— START DATASET CONTENT —

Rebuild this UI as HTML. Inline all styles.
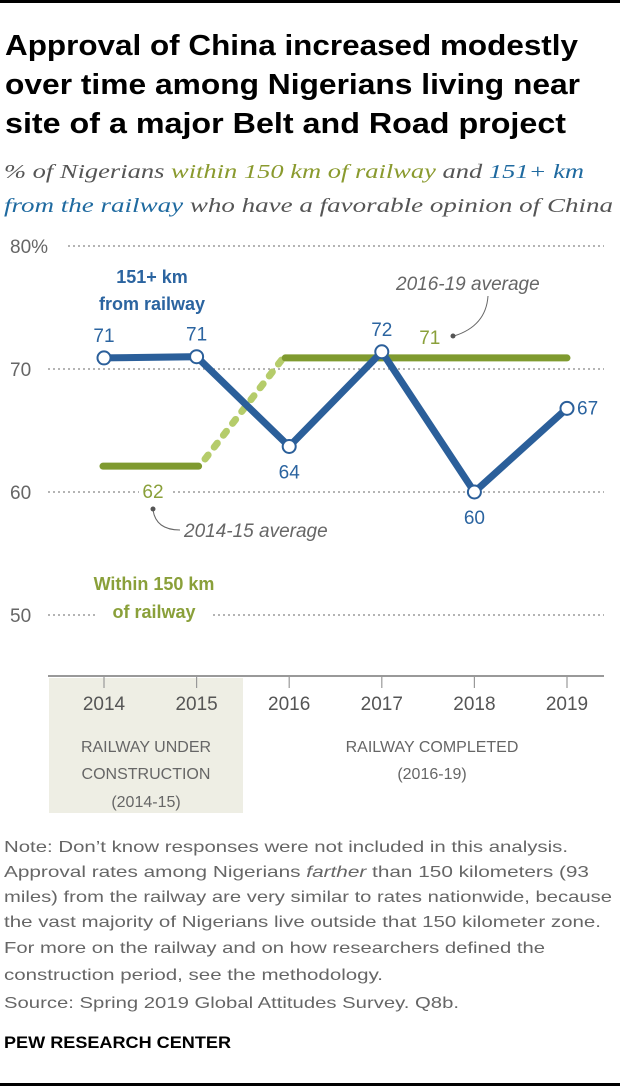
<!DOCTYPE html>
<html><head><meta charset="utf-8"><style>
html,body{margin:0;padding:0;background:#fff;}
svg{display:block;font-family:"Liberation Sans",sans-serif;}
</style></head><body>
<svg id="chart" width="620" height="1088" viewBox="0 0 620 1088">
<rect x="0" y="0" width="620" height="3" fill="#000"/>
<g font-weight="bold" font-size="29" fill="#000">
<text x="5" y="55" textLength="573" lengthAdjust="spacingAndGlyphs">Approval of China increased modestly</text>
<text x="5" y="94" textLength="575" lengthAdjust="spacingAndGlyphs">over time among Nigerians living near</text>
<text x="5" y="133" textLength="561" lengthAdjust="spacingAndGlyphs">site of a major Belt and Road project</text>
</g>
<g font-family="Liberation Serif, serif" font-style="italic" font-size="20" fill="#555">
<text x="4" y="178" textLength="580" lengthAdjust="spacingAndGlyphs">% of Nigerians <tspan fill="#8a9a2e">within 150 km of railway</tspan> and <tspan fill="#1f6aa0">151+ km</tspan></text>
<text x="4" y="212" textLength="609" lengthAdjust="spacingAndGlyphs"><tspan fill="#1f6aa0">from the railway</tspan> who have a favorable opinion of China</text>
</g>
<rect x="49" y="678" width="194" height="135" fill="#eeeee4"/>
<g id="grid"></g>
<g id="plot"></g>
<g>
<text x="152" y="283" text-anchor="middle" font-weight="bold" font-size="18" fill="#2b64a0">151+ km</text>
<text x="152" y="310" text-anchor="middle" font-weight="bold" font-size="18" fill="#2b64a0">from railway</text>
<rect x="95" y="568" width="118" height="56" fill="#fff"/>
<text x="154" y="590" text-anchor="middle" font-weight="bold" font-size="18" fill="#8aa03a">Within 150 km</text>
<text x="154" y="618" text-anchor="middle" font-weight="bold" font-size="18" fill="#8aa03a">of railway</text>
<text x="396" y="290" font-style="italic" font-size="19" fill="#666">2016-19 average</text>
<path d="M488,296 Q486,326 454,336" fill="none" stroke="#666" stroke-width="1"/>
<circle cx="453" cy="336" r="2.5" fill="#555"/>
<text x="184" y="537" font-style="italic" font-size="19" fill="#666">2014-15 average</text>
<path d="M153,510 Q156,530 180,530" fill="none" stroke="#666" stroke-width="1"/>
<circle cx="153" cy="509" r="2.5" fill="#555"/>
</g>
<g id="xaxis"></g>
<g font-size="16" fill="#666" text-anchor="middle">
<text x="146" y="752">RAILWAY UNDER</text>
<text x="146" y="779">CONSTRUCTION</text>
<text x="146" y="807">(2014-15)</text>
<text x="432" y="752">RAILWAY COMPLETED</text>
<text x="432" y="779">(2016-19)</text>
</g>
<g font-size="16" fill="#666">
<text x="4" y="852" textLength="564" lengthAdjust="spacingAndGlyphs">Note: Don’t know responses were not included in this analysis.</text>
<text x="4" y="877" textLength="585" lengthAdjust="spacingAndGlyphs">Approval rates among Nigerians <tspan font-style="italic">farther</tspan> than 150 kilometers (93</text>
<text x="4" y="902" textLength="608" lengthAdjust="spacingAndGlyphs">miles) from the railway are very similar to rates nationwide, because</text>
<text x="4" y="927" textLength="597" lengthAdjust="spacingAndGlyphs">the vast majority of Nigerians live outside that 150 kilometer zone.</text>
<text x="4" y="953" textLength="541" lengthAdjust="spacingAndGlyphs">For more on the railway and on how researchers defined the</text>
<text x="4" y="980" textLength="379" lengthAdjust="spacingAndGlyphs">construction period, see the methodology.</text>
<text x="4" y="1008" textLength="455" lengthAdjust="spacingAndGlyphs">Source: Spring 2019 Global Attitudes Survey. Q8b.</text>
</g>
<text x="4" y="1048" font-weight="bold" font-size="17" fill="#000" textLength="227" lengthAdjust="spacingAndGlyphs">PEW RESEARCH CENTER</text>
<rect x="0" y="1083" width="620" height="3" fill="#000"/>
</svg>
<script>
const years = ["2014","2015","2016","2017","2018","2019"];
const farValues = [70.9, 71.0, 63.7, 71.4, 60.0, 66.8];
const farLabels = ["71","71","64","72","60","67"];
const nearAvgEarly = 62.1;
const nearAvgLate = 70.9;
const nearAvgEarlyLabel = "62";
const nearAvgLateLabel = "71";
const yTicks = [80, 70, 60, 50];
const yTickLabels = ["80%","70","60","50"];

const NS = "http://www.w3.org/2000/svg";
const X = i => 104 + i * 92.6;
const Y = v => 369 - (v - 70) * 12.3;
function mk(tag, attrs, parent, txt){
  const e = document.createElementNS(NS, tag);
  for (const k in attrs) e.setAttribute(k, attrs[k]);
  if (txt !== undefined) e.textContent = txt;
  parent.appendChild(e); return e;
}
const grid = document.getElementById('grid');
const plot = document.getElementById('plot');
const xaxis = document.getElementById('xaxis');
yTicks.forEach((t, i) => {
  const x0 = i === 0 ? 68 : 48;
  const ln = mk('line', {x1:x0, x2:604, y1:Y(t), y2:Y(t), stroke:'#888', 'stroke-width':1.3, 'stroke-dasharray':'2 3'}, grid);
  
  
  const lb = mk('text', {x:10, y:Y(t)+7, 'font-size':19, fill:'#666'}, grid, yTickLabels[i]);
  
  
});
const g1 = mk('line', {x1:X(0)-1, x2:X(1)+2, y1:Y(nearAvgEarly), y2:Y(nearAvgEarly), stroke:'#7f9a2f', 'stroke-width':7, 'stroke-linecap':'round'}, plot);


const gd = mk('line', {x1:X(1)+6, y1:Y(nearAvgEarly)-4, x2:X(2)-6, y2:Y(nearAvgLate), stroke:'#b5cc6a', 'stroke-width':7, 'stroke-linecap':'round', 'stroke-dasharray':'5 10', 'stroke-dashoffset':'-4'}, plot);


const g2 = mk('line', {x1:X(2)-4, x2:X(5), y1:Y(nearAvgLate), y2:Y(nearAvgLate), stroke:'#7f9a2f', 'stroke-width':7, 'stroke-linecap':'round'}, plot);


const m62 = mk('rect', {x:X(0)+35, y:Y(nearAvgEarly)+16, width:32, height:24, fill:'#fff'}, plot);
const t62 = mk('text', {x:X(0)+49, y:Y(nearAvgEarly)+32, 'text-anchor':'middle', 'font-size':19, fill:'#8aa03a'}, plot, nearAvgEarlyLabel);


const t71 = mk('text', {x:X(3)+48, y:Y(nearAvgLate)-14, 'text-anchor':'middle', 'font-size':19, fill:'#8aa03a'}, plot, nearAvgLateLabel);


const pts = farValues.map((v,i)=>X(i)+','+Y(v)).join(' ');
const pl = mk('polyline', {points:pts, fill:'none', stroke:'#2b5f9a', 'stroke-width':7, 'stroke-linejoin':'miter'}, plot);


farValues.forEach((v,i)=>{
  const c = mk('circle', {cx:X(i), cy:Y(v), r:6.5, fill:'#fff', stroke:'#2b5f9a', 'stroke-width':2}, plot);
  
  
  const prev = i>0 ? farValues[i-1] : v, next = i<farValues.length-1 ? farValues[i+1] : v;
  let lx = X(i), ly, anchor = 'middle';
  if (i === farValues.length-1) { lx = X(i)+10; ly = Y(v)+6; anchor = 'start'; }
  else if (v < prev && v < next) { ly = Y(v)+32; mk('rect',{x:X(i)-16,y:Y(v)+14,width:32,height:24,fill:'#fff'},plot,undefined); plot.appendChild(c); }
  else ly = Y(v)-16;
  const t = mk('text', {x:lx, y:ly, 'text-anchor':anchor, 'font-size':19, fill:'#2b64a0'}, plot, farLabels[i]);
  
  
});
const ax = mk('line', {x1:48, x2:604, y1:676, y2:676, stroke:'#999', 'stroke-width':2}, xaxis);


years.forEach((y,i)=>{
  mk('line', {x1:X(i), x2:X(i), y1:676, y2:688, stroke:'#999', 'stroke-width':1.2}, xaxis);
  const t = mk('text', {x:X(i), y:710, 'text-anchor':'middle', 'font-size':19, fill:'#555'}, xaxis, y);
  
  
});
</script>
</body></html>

— END DATASET CONTENT —

In the listing, find all lines with the string "this" and copy them.

== CORRECT ANSWER ==
Rebuild this UI as HTML. Inline all styles.
<text x="4" y="852" textLength="564" lengthAdjust="spacingAndGlyphs">Note: Don’t know responses were not included in this analysis.</text>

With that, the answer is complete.